Alongside a glittering array of names at Fulham in 1968.
“Jimmy was very good for me. He liked players who could play. When he played with us in practice, he was as good as anybody out there. I enjoyed my time at Leicester. I had a bit of a lull in my third season, but I got back in the side in the season before I left, when Frank and I scored 27 goals between us. He got 14, I got 13.”
Despite finishing 11th in the top flight, Bloomfield was replaced as manager by the ex-Leicester City star Frank McLintock for the 1977/78 season, which ended with him leaving before the inevitable relegation was confirmed.
In November 1977, Steve went loan to Peterborough United: “I’d drive out there and nobody trained! Players were exercising their greyhounds! I played one game and decided I didn’t want to do this anymore.”
Later that season, in March 1978, Steve signed for Detroit Express.
“When you’re getting to the end of your career, you could either go down the divisions or go to America,” Steve explained. “Keith, Sammy (Sammels) and Birch (Alan Birchenall) all went there. Every man and his dog wanted to go to America. You could earn twice as much money and experience a different lifestyle.

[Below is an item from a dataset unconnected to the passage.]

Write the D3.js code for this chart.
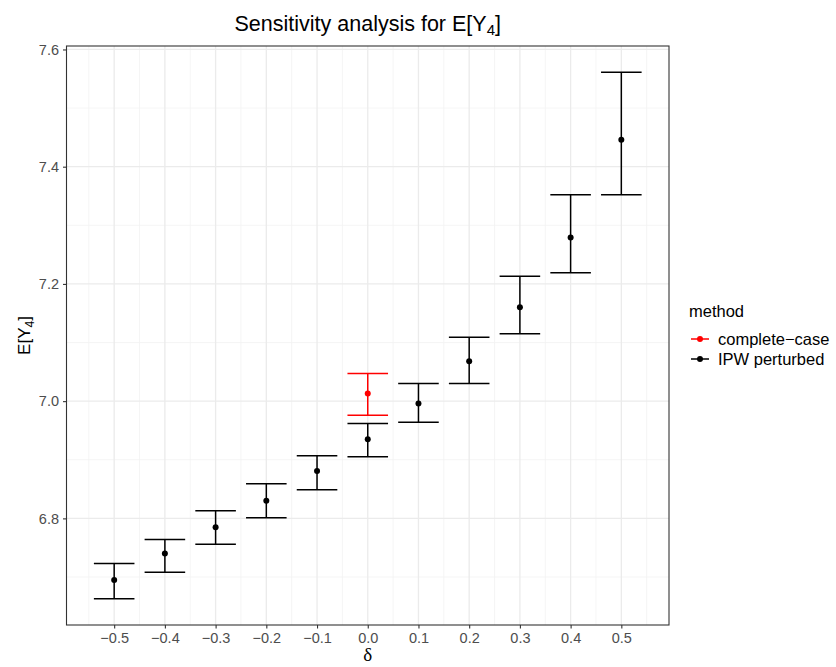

“Later, I went to Tulsa Roughnecks in the NASL and then I got my green card so I could play indoor soccer with Wichita Wings for a year. They wanted me to stay, but I returned to Tulsa Roughnecks as assistant coach to (Wales international defender) Terry Hennessey. We won the Soccer Bowl in 1983 but soon after we won it, the team folded. I’d got two kids at school. I had to get a real job, so I went into the insurance business for about 30 years.”
Steve also coached youth teams in the Tulsa area, winning over 30 state championships with his teams through the years. This achievement resulted in him being inducted into the Oklahoma Soccer Hall of Fame in January 2010.
Steve still lives in Tulsa.
“I love going back to England,” he concluded. “But it’s too hectic there for me now, whereas here it’s easy and laid back. It’s a good lifestyle really.”